--- Collected data ---
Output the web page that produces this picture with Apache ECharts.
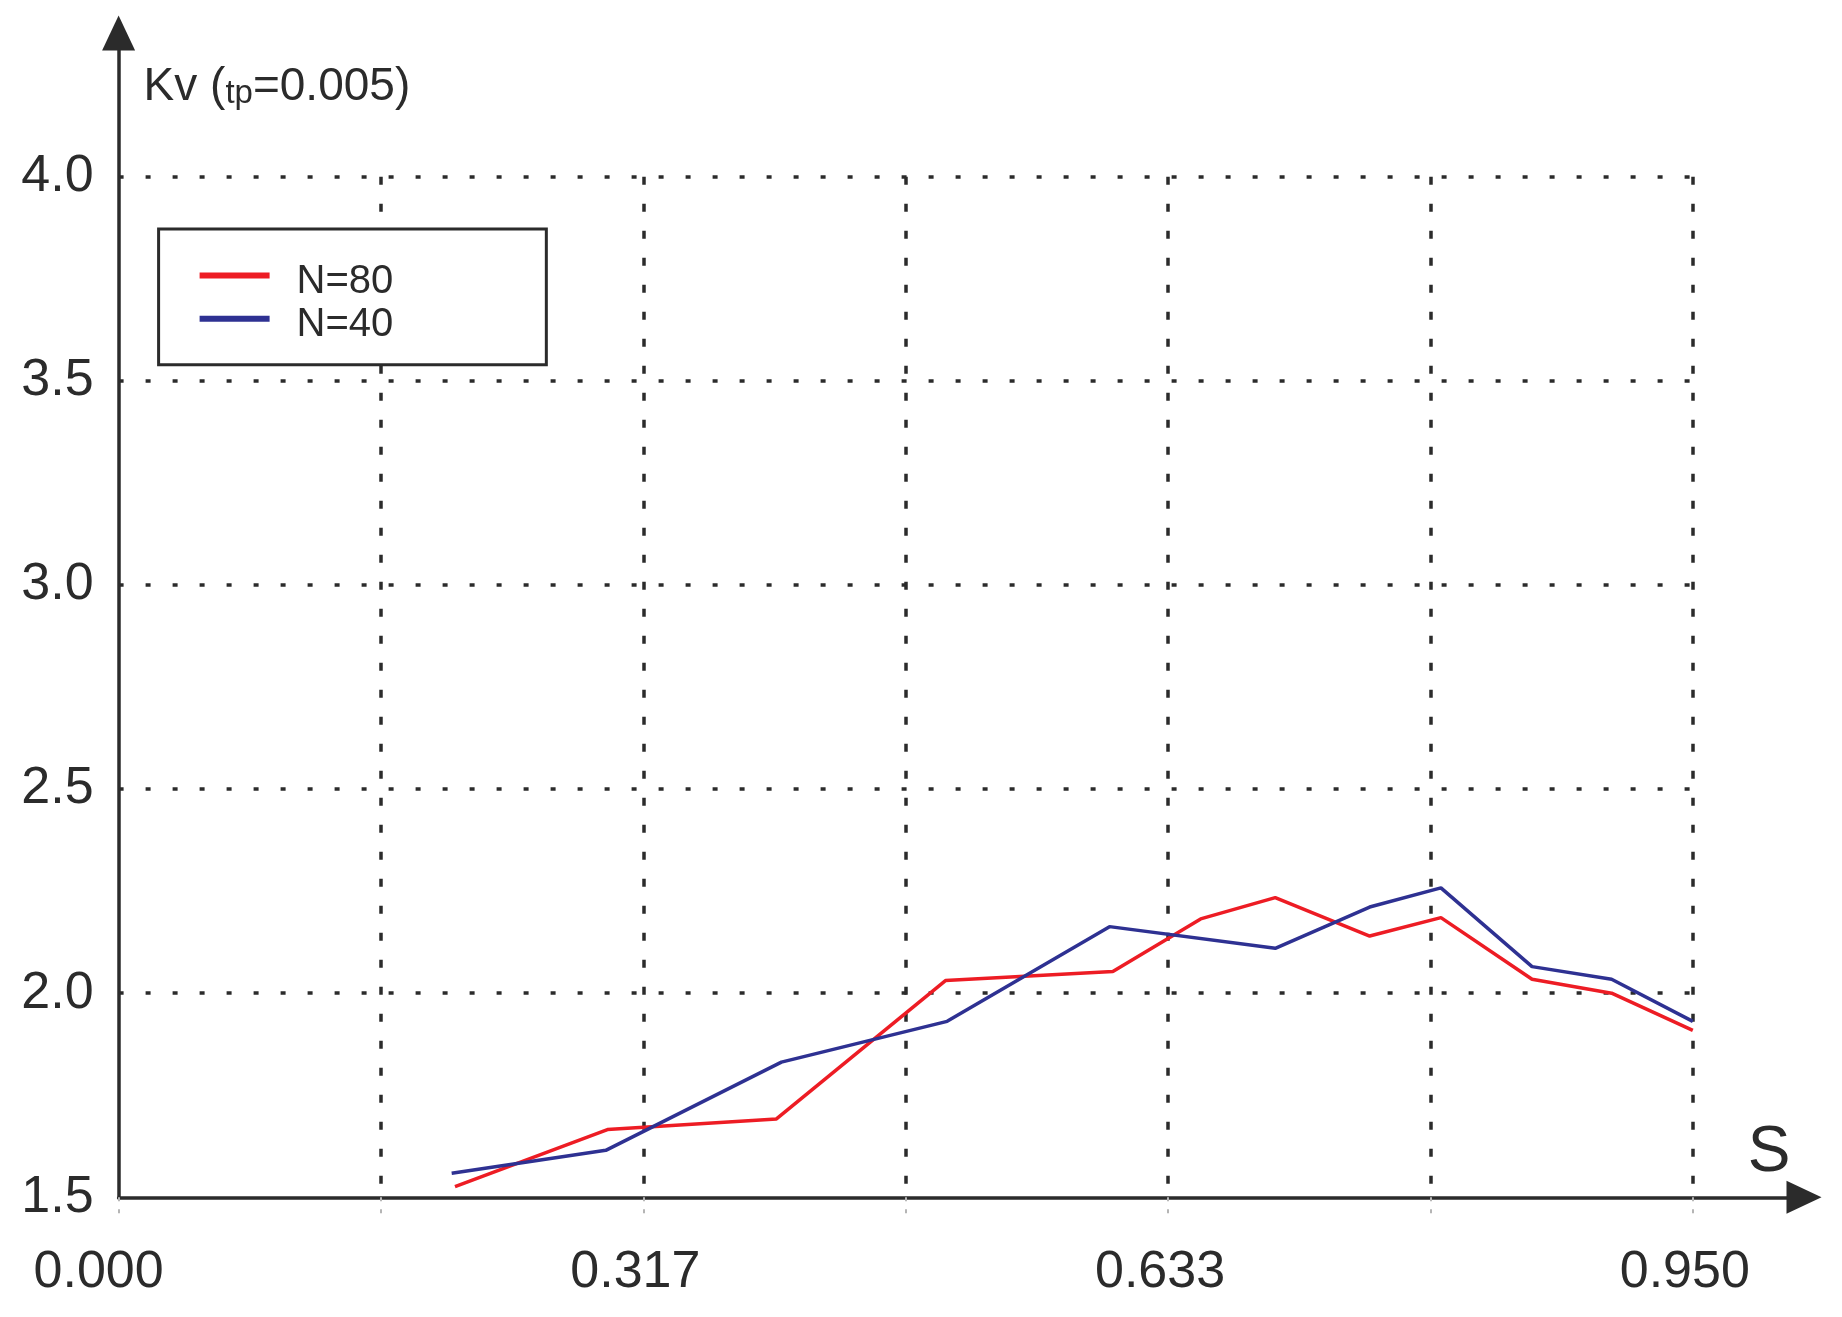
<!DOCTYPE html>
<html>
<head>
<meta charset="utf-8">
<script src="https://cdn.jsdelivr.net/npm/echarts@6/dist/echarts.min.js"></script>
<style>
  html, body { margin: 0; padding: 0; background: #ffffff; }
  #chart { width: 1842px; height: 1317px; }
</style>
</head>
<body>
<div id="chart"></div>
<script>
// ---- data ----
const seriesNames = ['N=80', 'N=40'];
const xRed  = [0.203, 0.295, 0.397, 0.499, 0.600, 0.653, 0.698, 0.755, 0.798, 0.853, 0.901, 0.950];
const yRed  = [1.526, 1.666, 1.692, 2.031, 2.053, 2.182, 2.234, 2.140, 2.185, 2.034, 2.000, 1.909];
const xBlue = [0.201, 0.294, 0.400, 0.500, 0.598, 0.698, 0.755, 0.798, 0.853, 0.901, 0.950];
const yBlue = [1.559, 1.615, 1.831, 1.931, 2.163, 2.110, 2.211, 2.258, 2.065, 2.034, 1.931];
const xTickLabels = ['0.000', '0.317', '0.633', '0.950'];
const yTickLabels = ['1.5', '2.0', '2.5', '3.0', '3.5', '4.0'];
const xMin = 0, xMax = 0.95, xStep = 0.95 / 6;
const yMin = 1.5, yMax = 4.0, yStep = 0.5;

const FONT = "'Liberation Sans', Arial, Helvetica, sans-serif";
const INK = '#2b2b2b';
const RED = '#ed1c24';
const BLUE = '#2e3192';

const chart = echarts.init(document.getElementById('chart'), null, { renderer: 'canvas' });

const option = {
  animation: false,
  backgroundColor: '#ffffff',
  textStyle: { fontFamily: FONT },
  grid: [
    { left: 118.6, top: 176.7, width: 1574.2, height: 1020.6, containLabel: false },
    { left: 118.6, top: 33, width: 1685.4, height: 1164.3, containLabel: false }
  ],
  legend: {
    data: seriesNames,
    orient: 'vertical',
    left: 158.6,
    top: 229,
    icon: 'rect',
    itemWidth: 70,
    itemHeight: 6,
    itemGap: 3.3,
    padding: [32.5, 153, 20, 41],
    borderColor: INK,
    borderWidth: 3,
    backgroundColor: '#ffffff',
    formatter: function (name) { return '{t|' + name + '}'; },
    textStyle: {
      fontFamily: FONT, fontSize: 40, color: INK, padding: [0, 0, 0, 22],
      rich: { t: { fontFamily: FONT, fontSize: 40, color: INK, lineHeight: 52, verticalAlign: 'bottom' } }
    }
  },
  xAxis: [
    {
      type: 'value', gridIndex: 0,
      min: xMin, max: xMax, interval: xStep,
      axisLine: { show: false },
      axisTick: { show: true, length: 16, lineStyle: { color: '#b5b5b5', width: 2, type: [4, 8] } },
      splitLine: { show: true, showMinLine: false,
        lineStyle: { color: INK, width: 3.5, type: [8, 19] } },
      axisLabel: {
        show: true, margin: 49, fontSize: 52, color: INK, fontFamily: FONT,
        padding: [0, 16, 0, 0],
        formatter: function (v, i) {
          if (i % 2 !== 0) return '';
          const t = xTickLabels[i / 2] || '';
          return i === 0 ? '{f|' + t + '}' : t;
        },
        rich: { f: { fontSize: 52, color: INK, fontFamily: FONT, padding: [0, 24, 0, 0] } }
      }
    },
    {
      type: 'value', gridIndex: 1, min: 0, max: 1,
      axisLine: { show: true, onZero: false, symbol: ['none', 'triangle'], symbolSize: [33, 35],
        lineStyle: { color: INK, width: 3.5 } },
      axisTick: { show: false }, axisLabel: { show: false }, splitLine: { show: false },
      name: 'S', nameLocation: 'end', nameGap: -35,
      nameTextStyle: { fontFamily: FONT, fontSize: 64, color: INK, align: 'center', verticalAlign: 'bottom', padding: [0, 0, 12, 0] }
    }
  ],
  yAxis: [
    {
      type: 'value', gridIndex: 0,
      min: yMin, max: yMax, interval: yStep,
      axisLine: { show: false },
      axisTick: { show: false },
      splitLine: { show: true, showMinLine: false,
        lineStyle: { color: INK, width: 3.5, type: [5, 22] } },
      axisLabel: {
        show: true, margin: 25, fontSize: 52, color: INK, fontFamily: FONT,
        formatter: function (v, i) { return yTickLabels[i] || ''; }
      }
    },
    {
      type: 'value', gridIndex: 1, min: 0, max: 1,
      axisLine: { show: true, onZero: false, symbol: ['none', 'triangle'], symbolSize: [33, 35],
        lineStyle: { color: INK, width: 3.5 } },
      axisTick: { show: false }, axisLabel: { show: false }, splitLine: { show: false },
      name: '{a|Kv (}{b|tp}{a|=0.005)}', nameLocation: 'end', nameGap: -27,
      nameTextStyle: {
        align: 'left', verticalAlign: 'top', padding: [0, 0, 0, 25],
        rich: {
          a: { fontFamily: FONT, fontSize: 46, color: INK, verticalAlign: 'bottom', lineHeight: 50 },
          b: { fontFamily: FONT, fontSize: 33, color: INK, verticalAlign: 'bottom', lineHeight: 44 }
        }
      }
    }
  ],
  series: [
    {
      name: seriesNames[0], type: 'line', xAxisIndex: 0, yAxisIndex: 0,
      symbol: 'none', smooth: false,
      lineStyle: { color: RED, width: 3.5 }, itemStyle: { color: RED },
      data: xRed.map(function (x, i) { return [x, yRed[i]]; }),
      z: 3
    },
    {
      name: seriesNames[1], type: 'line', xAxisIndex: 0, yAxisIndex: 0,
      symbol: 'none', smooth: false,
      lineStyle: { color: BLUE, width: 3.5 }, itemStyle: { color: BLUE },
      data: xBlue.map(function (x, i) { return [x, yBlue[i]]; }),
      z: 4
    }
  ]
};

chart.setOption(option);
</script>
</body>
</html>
---
- [Brief]: Make an exact reproduction of the listing above, without any pictures.

- [Solution]:
Output the web page that produces this picture with Apache ECharts.
<!DOCTYPE html>
<html>
<head>
<meta charset="utf-8">
<script src="https://cdn.jsdelivr.net/npm/echarts@6/dist/echarts.min.js"></script>
<style>
  html, body { margin: 0; padding: 0; background: #ffffff; }
  #chart { width: 1842px; height: 1317px; }
</style>
</head>
<body>
<div id="chart"></div>
<script>
// ---- data ----
const seriesNames = ['N=80', 'N=40'];
const xRed  = [0.203, 0.295, 0.397, 0.499, 0.600, 0.653, 0.698, 0.755, 0.798, 0.853, 0.901, 0.950];
const yRed  = [1.526, 1.666, 1.692, 2.031, 2.053, 2.182, 2.234, 2.140, 2.185, 2.034, 2.000, 1.909];
const xBlue = [0.201, 0.294, 0.400, 0.500, 0.598, 0.698, 0.755, 0.798, 0.853, 0.901, 0.950];
const yBlue = [1.559, 1.615, 1.831, 1.931, 2.163, 2.110, 2.211, 2.258, 2.065, 2.034, 1.931];
const xTickLabels = ['0.000', '0.317', '0.633', '0.950'];
const yTickLabels = ['1.5', '2.0', '2.5', '3.0', '3.5', '4.0'];
const xMin = 0, xMax = 0.95, xStep = 0.95 / 6;
const yMin = 1.5, yMax = 4.0, yStep = 0.5;

const FONT = "'Liberation Sans', Arial, Helvetica, sans-serif";
const INK = '#2b2b2b';
const RED = '#ed1c24';
const BLUE = '#2e3192';

const chart = echarts.init(document.getElementById('chart'), null, { renderer: 'canvas' });

const option = {
  animation: false,
  backgroundColor: '#ffffff',
  textStyle: { fontFamily: FONT },
  grid: [
    { left: 118.6, top: 176.7, width: 1574.2, height: 1020.6, containLabel: false },
    { left: 118.6, top: 33, width: 1685.4, height: 1164.3, containLabel: false }
  ],
  legend: {
    data: seriesNames,
    orient: 'vertical',
    left: 158.6,
    top: 229,
    icon: 'rect',
    itemWidth: 70,
    itemHeight: 6,
    itemGap: 3.3,
    padding: [32.5, 153, 20, 41],
    borderColor: INK,
    borderWidth: 3,
    backgroundColor: '#ffffff',
    formatter: function (name) { return '{t|' + name + '}'; },
    textStyle: {
      fontFamily: FONT, fontSize: 40, color: INK, padding: [0, 0, 0, 22],
      rich: { t: { fontFamily: FONT, fontSize: 40, color: INK, lineHeight: 52, verticalAlign: 'bottom' } }
    }
  },
  xAxis: [
    {
      type: 'value', gridIndex: 0,
      min: xMin, max: xMax, interval: xStep,
      axisLine: { show: false },
      axisTick: { show: true, length: 16, lineStyle: { color: '#b5b5b5', width: 2, type: [4, 8] } },
      splitLine: { show: true, showMinLine: false,
        lineStyle: { color: INK, width: 3.5, type: [8, 19] } },
      axisLabel: {
        show: true, margin: 49, fontSize: 52, color: INK, fontFamily: FONT,
        padding: [0, 16, 0, 0],
        formatter: function (v, i) {
          if (i % 2 !== 0) return '';
          const t = xTickLabels[i / 2] || '';
          return i === 0 ? '{f|' + t + '}' : t;
        },
        rich: { f: { fontSize: 52, color: INK, fontFamily: FONT, padding: [0, 24, 0, 0] } }
      }
    },
    {
      type: 'value', gridIndex: 1, min: 0, max: 1,
      axisLine: { show: true, onZero: false, symbol: ['none', 'triangle'], symbolSize: [33, 35],
        lineStyle: { color: INK, width: 3.5 } },
      axisTick: { show: false }, axisLabel: { show: false }, splitLine: { show: false },
      name: 'S', nameLocation: 'end', nameGap: -35,
      nameTextStyle: { fontFamily: FONT, fontSize: 64, color: INK, align: 'center', verticalAlign: 'bottom', padding: [0, 0, 12, 0] }
    }
  ],
  yAxis: [
    {
      type: 'value', gridIndex: 0,
      min: yMin, max: yMax, interval: yStep,
      axisLine: { show: false },
      axisTick: { show: false },
      splitLine: { show: true, showMinLine: false,
        lineStyle: { color: INK, width: 3.5, type: [5, 22] } },
      axisLabel: {
        show: true, margin: 25, fontSize: 52, color: INK, fontFamily: FONT,
        formatter: function (v, i) { return yTickLabels[i] || ''; }
      }
    },
    {
      type: 'value', gridIndex: 1, min: 0, max: 1,
      axisLine: { show: true, onZero: false, symbol: ['none', 'triangle'], symbolSize: [33, 35],
        lineStyle: { color: INK, width: 3.5 } },
      axisTick: { show: false }, axisLabel: { show: false }, splitLine: { show: false },
      name: '{a|Kv (}{b|tp}{a|=0.005)}', nameLocation: 'end', nameGap: -27,
      nameTextStyle: {
        align: 'left', verticalAlign: 'top', padding: [0, 0, 0, 25],
        rich: {
          a: { fontFamily: FONT, fontSize: 46, color: INK, verticalAlign: 'bottom', lineHeight: 50 },
          b: { fontFamily: FONT, fontSize: 33, color: INK, verticalAlign: 'bottom', lineHeight: 44 }
        }
      }
    }
  ],
  series: [
    {
      name: seriesNames[0], type: 'line', xAxisIndex: 0, yAxisIndex: 0,
      symbol: 'none', smooth: false,
      lineStyle: { color: RED, width: 3.5 }, itemStyle: { color: RED },
      data: xRed.map(function (x, i) { return [x, yRed[i]]; }),
      z: 3
    },
    {
      name: seriesNames[1], type: 'line', xAxisIndex: 0, yAxisIndex: 0,
      symbol: 'none', smooth: false,
      lineStyle: { color: BLUE, width: 3.5 }, itemStyle: { color: BLUE },
      data: xBlue.map(function (x, i) { return [x, yBlue[i]]; }),
      z: 4
    }
  ]
};

chart.setOption(option);
</script>
</body>
</html>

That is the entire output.